世界を感じながらごぼうを刻む
今日はカレーにしよう。
いや、何が何でも薬膳風カレーが食べたい。
そう思い立って、土のついたままのごぼうと大豆、我が家にやってきて今や遅しと出番を待っていたスパイスたちを集合させた。
背中の方から、
何語かわからない言葉を話す若者の叫びや
今日の日本の行方を議論する偉い人の咳払い
#BLMやポストコロナを一から解剖学のように解説する声が聞こえる 。
BLM(black lives matter)ってどう訳せば本質が見えるんだろう。

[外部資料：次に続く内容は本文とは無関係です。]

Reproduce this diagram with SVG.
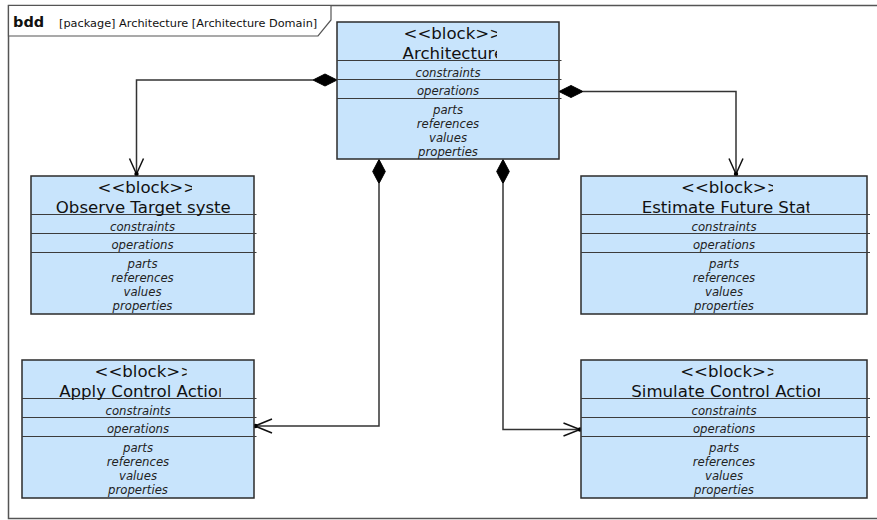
<svg xmlns="http://www.w3.org/2000/svg" width="877" height="520" viewBox="0 0 877 520">
<style>
.bg{fill:#fff}
.frame{fill:none;stroke:#555;stroke-width:1.5}
.tab{fill:#fff;stroke:#555;stroke-width:1.2}
.box{fill:#C8E4FC;stroke:#2b2b2b;stroke-width:1.5}
.sep{stroke:#3c3c3c;stroke-width:1.2}
.st{font-family:"DejaVu Sans",sans-serif;font-size:16.6px;fill:#111}
.cp{font-family:"DejaVu Sans",sans-serif;font-size:11.7px;font-style:italic;fill:#222;text-anchor:middle}
.hb{font-family:"DejaVu Sans",sans-serif;font-size:14.5px;font-weight:bold;fill:#111}
.ht{font-family:"DejaVu Sans",sans-serif;font-size:11.3px;fill:#111}
.conn{fill:none;stroke:#333;stroke-width:1.5}
.dia{fill:#000;stroke:#000;stroke-width:1}
.arr{fill:none;stroke:#111;stroke-width:1.5}
.dot{fill:#000}
</style>
<defs>
<clipPath id="c-arch" clipPathUnits="userSpaceOnUse"><rect x="337" y="22" width="160" height="40"/></clipPath>
<clipPath id="c-obs1" clipPathUnits="userSpaceOnUse"><rect x="31" y="176" width="161" height="22"/></clipPath>
<clipPath id="c-obs2" clipPathUnits="userSpaceOnUse"><rect x="31" y="196" width="200" height="22"/></clipPath>
<clipPath id="c-est1" clipPathUnits="userSpaceOnUse"><rect x="581" y="176" width="192" height="22"/></clipPath>
<clipPath id="c-est2" clipPathUnits="userSpaceOnUse"><rect x="581" y="196" width="228.5" height="22"/></clipPath>
<clipPath id="c-app1" clipPathUnits="userSpaceOnUse"><rect x="22" y="360" width="164.7" height="22"/></clipPath>
<clipPath id="c-app2" clipPathUnits="userSpaceOnUse"><rect x="22" y="380" width="198.7" height="22"/></clipPath>
<clipPath id="c-sim1" clipPathUnits="userSpaceOnUse"><rect x="581" y="360" width="192.3" height="22"/></clipPath>
<clipPath id="c-sim2" clipPathUnits="userSpaceOnUse"><rect x="581" y="380" width="239" height="22"/></clipPath>
</defs>
<rect class="bg" x="0" y="0" width="877" height="520"/>

<g id="frame">
<rect class="frame" x="8.5" y="5.5" width="880" height="513"/>
<polygon class="tab" points="8.5,5.5 331,5.5 331,20 318,36 8.5,36"/>
<text class="hb" x="13" y="27">bdd</text>
<text class="ht" x="59" y="27.3">[package] Architecture [Architecture Domain]</text>
</g>

<g id="connectors">
<path class="conn" d="M313,80 H136.5 V174"/>
<polygon class="dia" points="337,80 325,74 313,80 325,86"/>
<path class="arr" d="M129.5,158.5 L136.5,174 L143.5,158.5"/>
<circle class="dot" cx="136.5" cy="174" r="2.2"/>

<path class="conn" d="M583,91.5 H736 V174"/>
<polygon class="dia" points="559,91.5 571,85.5 583,91.5 571,97.5"/>
<path class="arr" d="M729,158.5 L736,174 L743,158.5"/>
<circle class="dot" cx="736" cy="174" r="2.2"/>

<path class="conn" d="M379,183.5 V426 H255"/>
<polygon class="dia" points="379,159.5 385.3,171.5 379,183.5 372.7,171.5"/>
<path class="arr" d="M272,419 L255,426 L272,433"/>
<circle class="dot" cx="255.5" cy="426" r="2.2"/>

<path class="conn" d="M503,183.5 V429.5 H580"/>
<polygon class="dia" points="503,159.5 509.3,171.5 503,183.5 496.7,171.5"/>
<path class="arr" d="M563.5,423 L580,429.5 L563.5,436"/>
<circle class="dot" cx="580" cy="429.5" r="2.2"/>
</g>

<g id="architecture">
<rect class="box" x="337" y="22" width="222" height="137"/>
<line class="sep" x1="337" y1="60.5" x2="561.5" y2="60.5"/>
<line class="sep" x1="337" y1="79.5" x2="561.5" y2="79.5"/>
<line class="sep" x1="337" y1="98.5" x2="561.5" y2="98.5"/>
<text class="st" x="403.5" y="39.3" clip-path="url(#c-arch)">&lt;&lt;block&gt;&gt;</text>
<text class="st" x="402.6" y="58.5" clip-path="url(#c-arch)">Architecture</text>
<text class="cp" x="448" y="76.5">constraints</text>
<text class="cp" x="448" y="95">operations</text>
<text class="cp" x="448" y="113.8">parts</text>
<text class="cp" x="448" y="128">references</text>
<text class="cp" x="448" y="142">values</text>
<text class="cp" x="448" y="156">properties</text>
</g>

<g id="observe">
<rect class="box" x="31" y="176" width="223" height="138"/>
<line class="sep" x1="31" y1="214.5" x2="256.5" y2="214.5"/>
<line class="sep" x1="31" y1="233.5" x2="256.5" y2="233.5"/>
<line class="sep" x1="31" y1="252.5" x2="256.5" y2="252.5"/>
<text class="st" x="97.5" y="193.3" clip-path="url(#c-obs1)">&lt;&lt;block&gt;&gt;</text>
<text class="st" x="55.8" y="212.7" clip-path="url(#c-obs2)">Observe Target system</text>
<text class="cp" x="142.5" y="230.8">constraints</text>
<text class="cp" x="142.5" y="249.3">operations</text>
<text class="cp" x="142.5" y="268">parts</text>
<text class="cp" x="142.5" y="282.3">references</text>
<text class="cp" x="142.5" y="296.3">values</text>
<text class="cp" x="142.5" y="310.3">properties</text>
</g>

<g id="estimate">
<rect class="box" x="581" y="176" width="286" height="138"/>
<line class="sep" x1="581" y1="214.5" x2="870" y2="214.5"/>
<line class="sep" x1="581" y1="233.5" x2="870" y2="233.5"/>
<line class="sep" x1="581" y1="252.5" x2="870" y2="252.5"/>
<text class="st" x="681" y="193.3" clip-path="url(#c-est1)">&lt;&lt;block&gt;&gt;</text>
<text class="st" x="641.7" y="212.7" clip-path="url(#c-est2)">Estimate Future State</text>
<text class="cp" x="724" y="230.8">constraints</text>
<text class="cp" x="724" y="249.3">operations</text>
<text class="cp" x="724" y="268">parts</text>
<text class="cp" x="724" y="282.3">references</text>
<text class="cp" x="724" y="296.3">values</text>
<text class="cp" x="724" y="310.3">properties</text>
</g>

<g id="apply">
<rect class="box" x="22" y="360" width="232" height="138"/>
<line class="sep" x1="22" y1="398.5" x2="256.5" y2="398.5"/>
<line class="sep" x1="22" y1="417.5" x2="256.5" y2="417.5"/>
<line class="sep" x1="22" y1="436.5" x2="256.5" y2="436.5"/>
<text class="st" x="94.5" y="377.3" clip-path="url(#c-app1)">&lt;&lt;block&gt;&gt;</text>
<text class="st" x="59.2" y="396.7" clip-path="url(#c-app2)">Apply Control Action</text>
<text class="cp" x="138" y="414.8">constraints</text>
<text class="cp" x="138" y="433.3">operations</text>
<text class="cp" x="138" y="452">parts</text>
<text class="cp" x="138" y="466.3">references</text>
<text class="cp" x="138" y="480.3">values</text>
<text class="cp" x="138" y="494.3">properties</text>
</g>

<g id="simulate">
<rect class="box" x="581" y="360" width="286" height="138"/>
<line class="sep" x1="581" y1="398.5" x2="870" y2="398.5"/>
<line class="sep" x1="581" y1="417.5" x2="870" y2="417.5"/>
<line class="sep" x1="581" y1="436.5" x2="870" y2="436.5"/>
<text class="st" x="680.2" y="377.3" clip-path="url(#c-sim1)">&lt;&lt;block&gt;&gt;</text>
<text class="st" x="631.3" y="396.7" clip-path="url(#c-sim2)">Simulate Control Action</text>
<text class="cp" x="724" y="414.8">constraints</text>
<text class="cp" x="724" y="433.3">operations</text>
<text class="cp" x="724" y="452">parts</text>
<text class="cp" x="724" y="466.3">references</text>
<text class="cp" x="724" y="480.3">values</text>
<text class="cp" x="724" y="494.3">properties</text>
</g>
</svg>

黒人の命は大切だ?黒人の命も大切だ?どんな命も大切だ???
グローバル化を信じていれば安泰だと思った明日はあまのじゃくだったのかな。
誹謗中傷が人を殺したことに衝撃的な顔をした人たちが
また誰かの人生の過ちをホワイトボード上で最後の審判にかけていて、
揺るぎない正義を知ってる人っているのかな。
なんて考えながら
私はごぼうを洗った。
世界のあちこちで起こる出来事を確かに感じながらも
ひのきのまな板の上で野菜を刻む自分。
世界中に、同じようなことをしてる人が一体どれほどいるのだろう。
パリの煙草が香るアパートメントのキッチンで
オーストラリアの草原の小さな家の暖炉の前で
アラスカの大河のほとりの古臭いパブの片隅で
確かに、確実に、世界を背後に感じながら
目の前の今を生きている。
そんな人たちが一体どれほどいるんだろう。
なんとなく
何かと繋がっている気がしながら
薬膳カレーのスパイシーな香りに 満足げな今日だった。